Investing.com -- Sam Altman, CEO of OpenAI, was pressed on stage at TED this weekend in a pointed and, at times, tense exchange with TED’s Chris Anderson, as questions about AI safety, openness, and corporate responsibility took center stage.
The session took a dramatic turn when Anderson revealed—seemingly by accident—that OpenAI’s user base had doubled in mere weeks. “Ten percent of the world now uses our systems a lot,” Altman admitted.
Altman confirmed the figure, noting 500 million weekly active users, but was visibly surprised by the disclosure. “I said that privately,” he replied, prompting a mix of laughter and raised eyebrows from the audience.
The conversation shifted swiftly from usage scale to safety risks. Altman described experiencing no "scary moments" yet, only awe, and rejected suggestions that OpenAI is concealing a conscious or self-improving model.
He acknowledged that the stakes are rising. “Agentic AI is the most interesting and consequential safety problem we’ve faced,” he said, calling it a far more serious challenge than past developments.
Pressed on OpenAI’s evolving societal role, Altman framed its products as extensions of self—tools that will soon “proactively push things to you.” Critics warn this raises profound privacy and autonomy concerns.

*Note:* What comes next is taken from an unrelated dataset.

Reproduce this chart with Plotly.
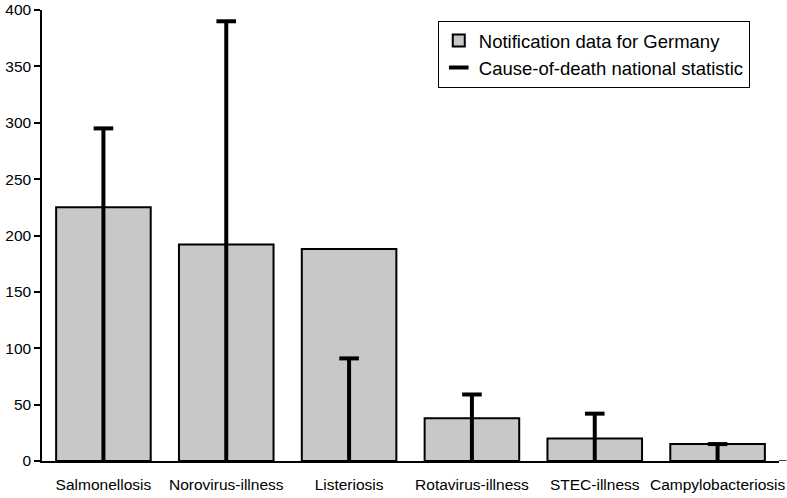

In a candid moment, Altman walked back his 2023 call for a federal licensing body to regulate large AI models. “I’ve since learned more about how government works,” he said. “It’s not the right framework.”
Altman also hinted at OpenAI’s pivot toward open source, citing competitor DeepSeek’s influence. “We were late to act, but we’re going to do really well now,” he said, teasing a powerful open-source release “near the frontier.”